At NTSOC, Jillian receives physical therapy twice per week with Kerry Wright. The two of them do their stretches and strengthening routines, and then they hit the trail and run. On good days, they run about 2 miles. Along the way, they have fun listening to music, often silly songs like the Chipmunks singing modern tunes.

After Jillian and Kerry started making progress, Jillian joined the Cross Country team at Air Academy High School. Much to my surprise, she lettered in track her sophomore year. She took a break from the session last year due to COVID-19, but she plans on running again on the team for her senior year.

Monday nights, Jillian also joins a running group called Achilles Pikes Peak. The group meets at the Colorado Running Company’s location, and they head out for a three-mile jog. Achilles teams non-disabled runners with disabled runners. I usually take a walk while Jillian enjoys the company of friends.
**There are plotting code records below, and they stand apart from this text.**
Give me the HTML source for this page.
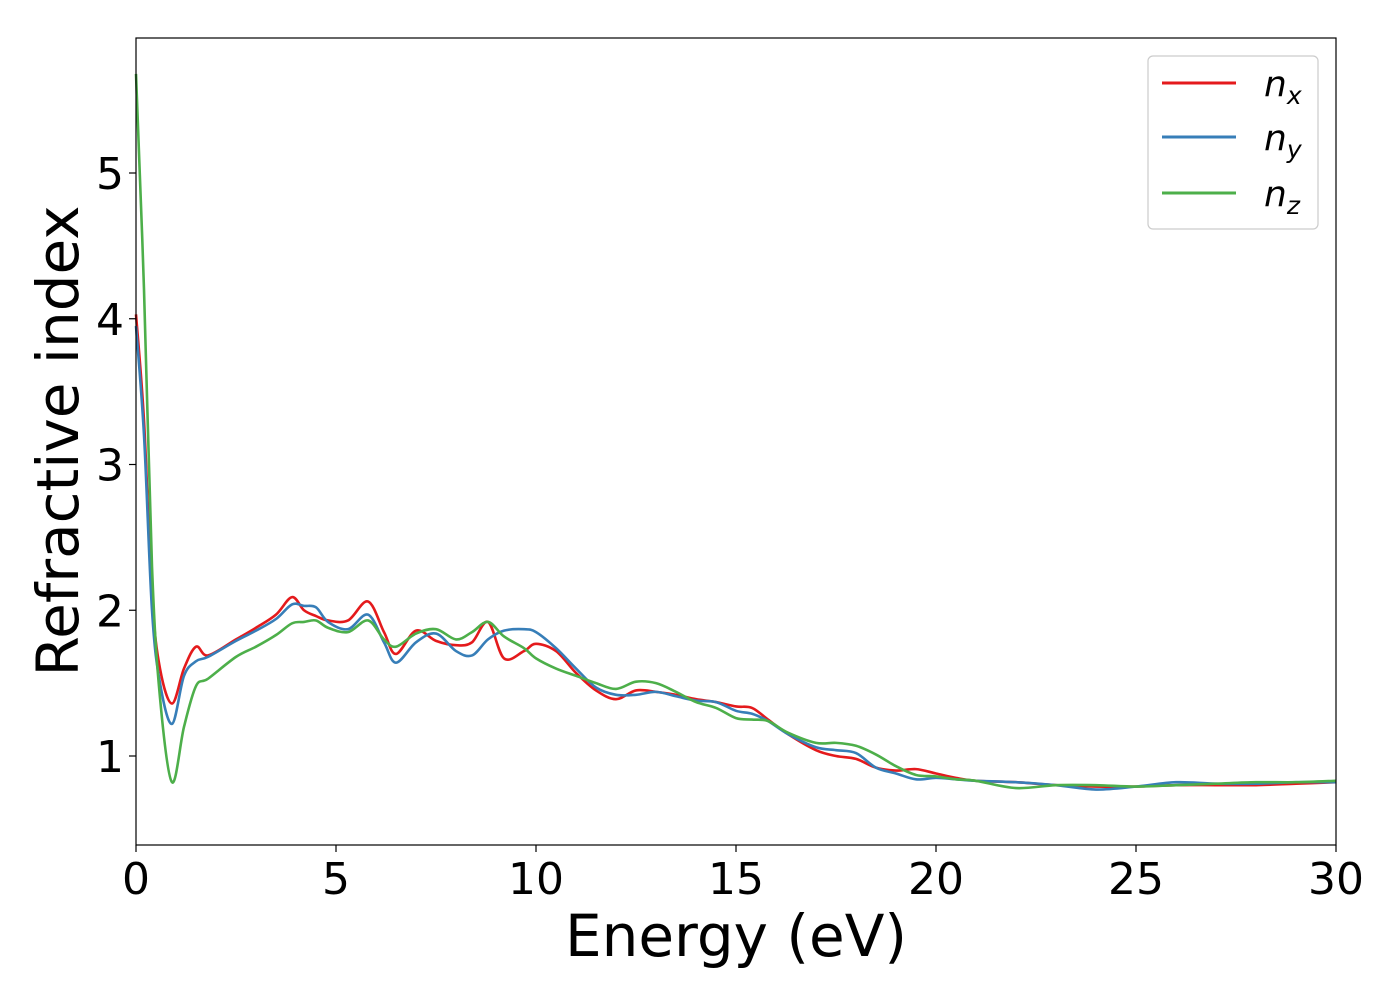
<!DOCTYPE html>
<html><head><meta charset="utf-8"><style>body{margin:0;background:#fff}svg{display:block}text{font-family:"DejaVu Sans","Liberation Sans",sans-serif}</style></head>
<body>
<svg id="chart" width="1400" height="1000" xmlns="http://www.w3.org/2000/svg">
<rect x="0" y="0" width="1400" height="1000" fill="#fff"/>
<g id="series"></g>
<g id="axes"></g>
<rect x="136" y="38" width="1200" height="807" fill="none" stroke="#000" stroke-width="1.2"/>
<text x="736" y="956" font-size="58" text-anchor="middle">Energy (eV)</text>
<text transform="translate(78,441) rotate(-90)" font-size="58" text-anchor="middle">Refractive index</text>
<g>
<rect x="1148" y="56" width="170" height="173" rx="5" fill="#fff" stroke="#ccc" stroke-width="1.2"/>
<line x1="1162" y1="83" x2="1236" y2="83" stroke="#e41a1c" stroke-width="3"/>
<text x="1264" y="96" font-size="36" font-style="italic">n<tspan font-size="25" dy="8">x</tspan></text>
<line x1="1162" y1="137" x2="1236" y2="137" stroke="#377eb8" stroke-width="3"/>
<text x="1264" y="150" font-size="36" font-style="italic">n<tspan font-size="25" dy="8">y</tspan></text>
<line x1="1162" y1="193" x2="1236" y2="193" stroke="#4daf4a" stroke-width="3"/>
<text x="1264" y="206" font-size="36" font-style="italic">n<tspan font-size="25" dy="8">z</tspan></text>
</g>
</svg>
<script>
const energies=[0,0.2,0.4,0.6,0.9,1.2,1.5,1.8,2.5,3,3.5,3.9,4.2,4.5,4.8,5.3,5.8,6.2,6.5,7,7.5,8,8.4,8.8,9.2,9.7,10,10.5,11,11.5,12,12.5,13,13.5,14,14.5,15,15.4,15.8,16.3,17,17.5,18,18.5,19,19.5,20,20.5,21,22,23,24,25,26,27,28,29,30];
const nx=[4.03,3.3,2.1,1.6,1.36,1.6,1.75,1.69,1.8,1.88,1.97,2.09,2.0,1.96,1.93,1.93,2.06,1.85,1.70,1.86,1.79,1.76,1.78,1.92,1.67,1.72,1.77,1.72,1.57,1.45,1.39,1.45,1.44,1.42,1.39,1.37,1.34,1.33,1.25,1.15,1.04,1.0,0.98,0.92,0.90,0.91,0.88,0.85,0.83,0.82,0.80,0.79,0.79,0.80,0.80,0.80,0.81,0.82];
const ny=[3.95,3.2,2.0,1.5,1.22,1.55,1.65,1.68,1.79,1.86,1.94,2.04,2.03,2.02,1.92,1.87,1.97,1.78,1.64,1.78,1.84,1.72,1.69,1.80,1.86,1.87,1.85,1.74,1.60,1.47,1.42,1.42,1.44,1.41,1.38,1.37,1.31,1.29,1.24,1.15,1.06,1.04,1.02,0.92,0.88,0.84,0.85,0.84,0.83,0.82,0.80,0.77,0.79,0.82,0.81,0.81,0.82,0.82];
const nz=[5.68,4.2,2.3,1.4,0.82,1.2,1.48,1.53,1.68,1.75,1.83,1.91,1.92,1.93,1.88,1.85,1.93,1.80,1.75,1.84,1.87,1.80,1.85,1.92,1.82,1.74,1.67,1.60,1.55,1.50,1.46,1.51,1.50,1.44,1.37,1.33,1.26,1.25,1.24,1.16,1.09,1.09,1.07,1.01,0.93,0.87,0.86,0.84,0.83,0.78,0.80,0.80,0.79,0.80,0.81,0.82,0.82,0.83];
const xTicks=[0,5,10,15,20,25,30];
const yTicks=[1,2,3,4,5];
const NS="http://www.w3.org/2000/svg";
function xs(v){return 136+v*40;}
function ys(v){return 756-(v-1)*145.75;}
function mk(t,a){const e=document.createElementNS(NS,t);for(const k in a)e.setAttribute(k,a[k]);return e;}
const axes=document.getElementById('axes');
xTicks.forEach(t=>{
 const l=mk('line',{x1:xs(t),x2:xs(t),y1:845,y2:852,stroke:'#000','stroke-width':1.2});
 
 
 axes.appendChild(l);
 const tx=mk('text',{x:xs(t),y:894,'font-size':44,'text-anchor':'middle'});
 tx.textContent=t;
 
 
 axes.appendChild(tx);
});
yTicks.forEach(t=>{
 const l=mk('line',{x1:129,x2:136,y1:ys(t),y2:ys(t),stroke:'#000','stroke-width':1.2});
 
 
 axes.appendChild(l);
 const tx=mk('text',{x:124,y:ys(t)+16,'font-size':44,'text-anchor':'end'});
 tx.textContent=t;
 
 
 axes.appendChild(tx);
});
function pathFor(vals){
 const p=energies.map((e,i)=>[xs(e),ys(vals[i])]);
 let d='M'+p[0][0]+','+p[0][1];
 for(let i=0;i<p.length-1;i++){
  const p0=p[Math.max(0,i-1)],p1=p[i],p2=p[i+1],p3=p[Math.min(p.length-1,i+2)];
  const c1=[p1[0]+(p2[0]-p0[0])/6,p1[1]+(p2[1]-p0[1])/6];
  const c2=[p2[0]-(p3[0]-p1[0])/6,p2[1]-(p3[1]-p1[1])/6];
  d+=` C${c1[0]},${c1[1]} ${c2[0]},${c2[1]} ${p2[0]},${p2[1]}`;
 }
 return d;
}
const sg=document.getElementById('series');
[[nx,'#e41a1c','series-nx'],[ny,'#377eb8','series-ny'],[nz,'#4daf4a','series-nz']].forEach(s=>{
 const el=mk('path',{d:pathFor(s[0]),fill:'none',stroke:s[1],'stroke-width':2.6,'stroke-linejoin':'round'});
 
 
 sg.appendChild(el);
});
</script>
</body></html>
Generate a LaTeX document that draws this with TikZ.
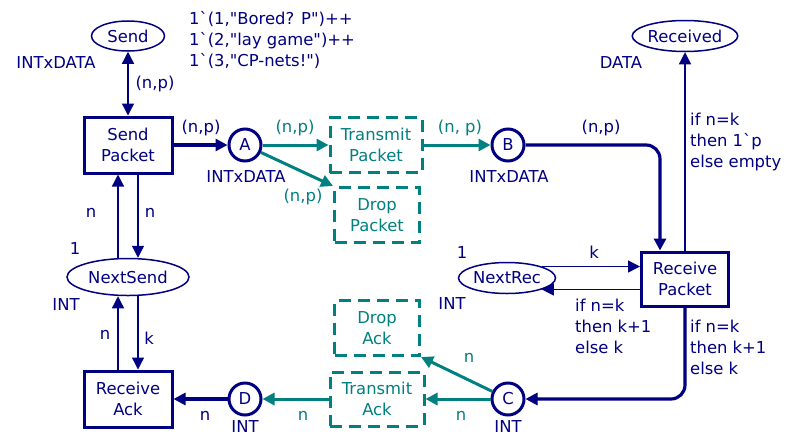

Jillian runs because she enjoys the community aspect of socializing with others. She is not the fastest runner, but she is totally fine with that. One of her friends who has Cerebral Palsy sent her a shirt once that had a note that said, “Remember, if you come in the last place, you are ahead of all the people who aren’t participating.”

Jillian’s road to becoming a runner was a long one.

When she was almost three, she started walking with a bright red walker. At that time, I figured she might need some assisted device to ambulate. She also had a wide variety of AFOs that she was fitted in throughout her life.

When we lived in San Diego, our family was involved with the Team Hoyt movement. I met many runners who did the push-assist type of race. I always thought this might be a way for Jillian to get involved with running. But she had other plans.

Jillian ran a few one-mile races that were kid’s races before marathons. She would continuously get pumped up before the race. She was thrilled seeing all the posters, cowbells, and floods of people cheering on the runners. When she was in the race, she would take the time to slap people’s hands, and she thrived with all the positive comments people would shout.

We moved to Colorado three years ago. Jillian immediately started doing her therapies through NTSOC. She met Kerry, and the two of them started running in her sessions.

I’ve learned a lot through watching Jillian run. I know that participating is often better than winning. That having fun while staying fit is a big positive. But mostly, I have learned that therapy can and should be fun.